You will recall that the daughter given away by Sophie in the novel’s most wrenching scene is a little musician: she goes off to the extermination camp holding her flute. And the man who wrote these characters and scenes—who wrote the line about parents somehow being at the core of one’s life—was also the same man whose difficulty and remoteness as a father is captured so vividly by his daughter Alexandra in her book. The key, I would suggest, to these correspondences, and to much inertia, disorder, and bad feeling both experienced and caused by William Styron, was the mental illness that later took over his life. We see its shadows in his work from the beginning, and it might be fair to suggest that people often missed these portents in their understandable urge to find a stable person to glorify or blame.

Darkness Visible is the long, beautiful essay Styron crafted from his terrible depression, a miasma of bottomless despair, that overcame him in 1985 after he gave up drinking. It never really lifted. Even by the standards of suicidal unipolar disorder, Styron’s illness reduced him to a near-catatonic state, not merely brushed by Baudelaire’s wings of madness but felled by them. He had, like some Miltonic precursor, been looking through the dark for so long that when it became visible it nearly blinded him.

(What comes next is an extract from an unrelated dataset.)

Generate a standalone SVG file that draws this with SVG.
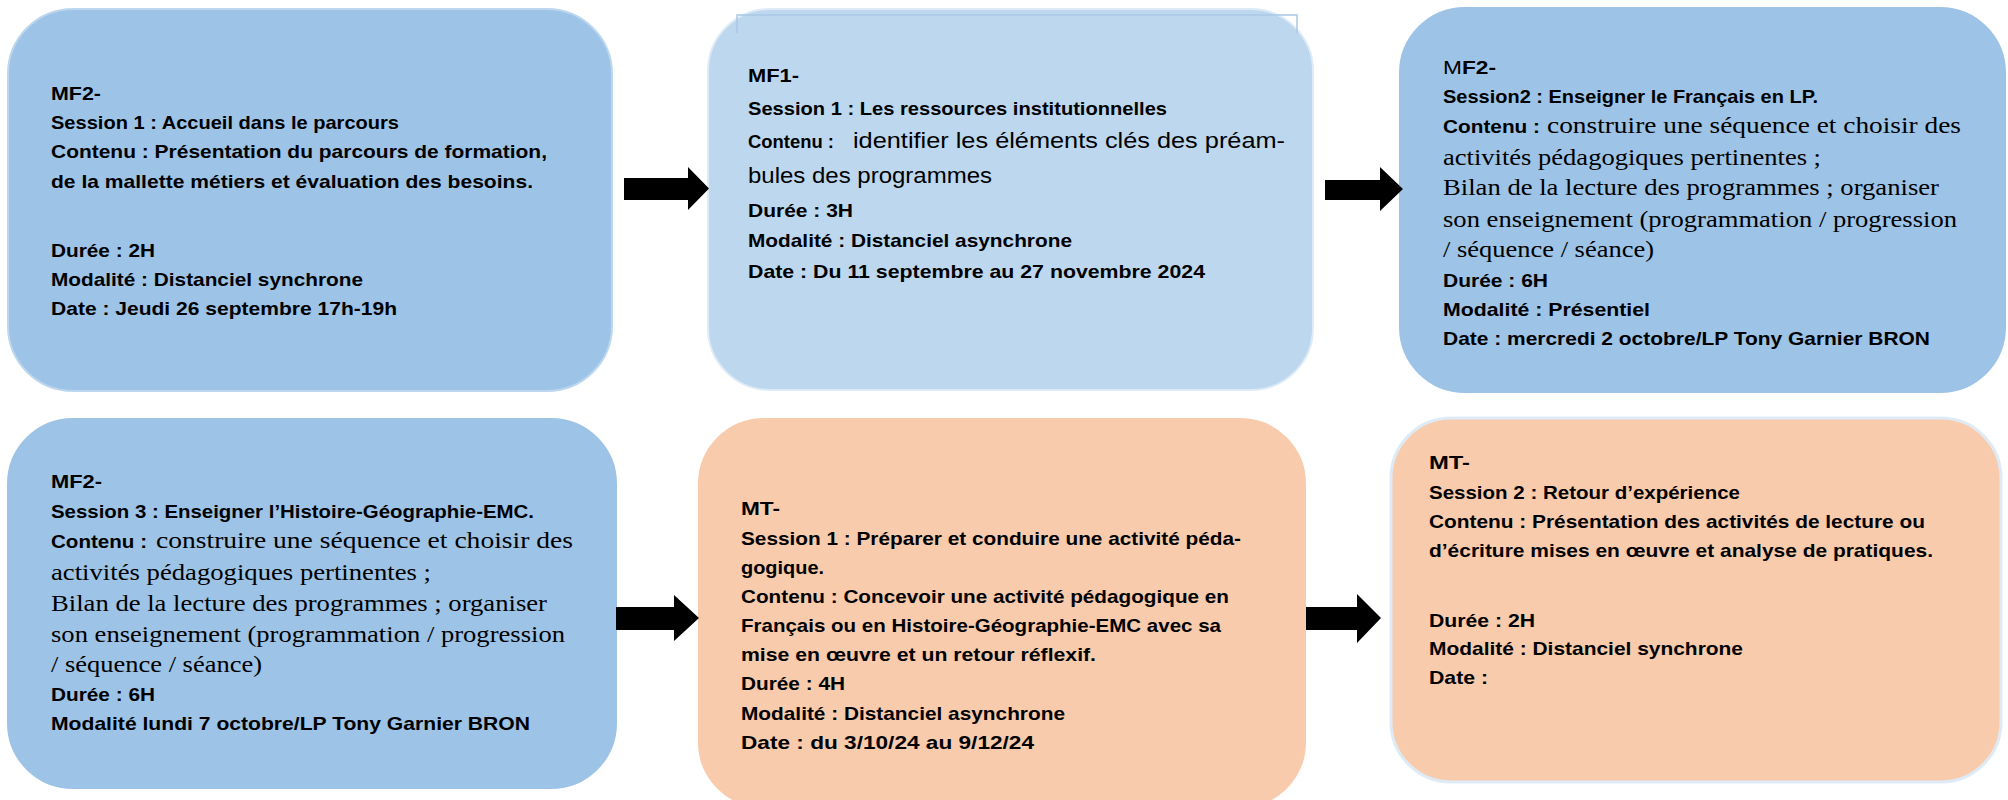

The book has become famous for its description of a condition many people endure but from which few recover, and it turned out to be the miraculous account from the trenches that Styron had waited all his life to write. The book is dedicated to Rose, Styron’s wife, whom he acknowledged as having been the person who saved his life, the woman who endured most and stood by him. Many writers enter, at a young age, a forest of dark enchantments, a place that has no exit and suffers no companionship. But Styron was lucky in his family. He always knew that death and nightmares lurked at the beautiful ends of the imagination, but he went on and he produced books that speak to elements of human experience made new by his talent. Styron could ascend from these dark woods like a poet, and shine a light into his century. His work stands for the contentious passions of life, and that means love as well as war.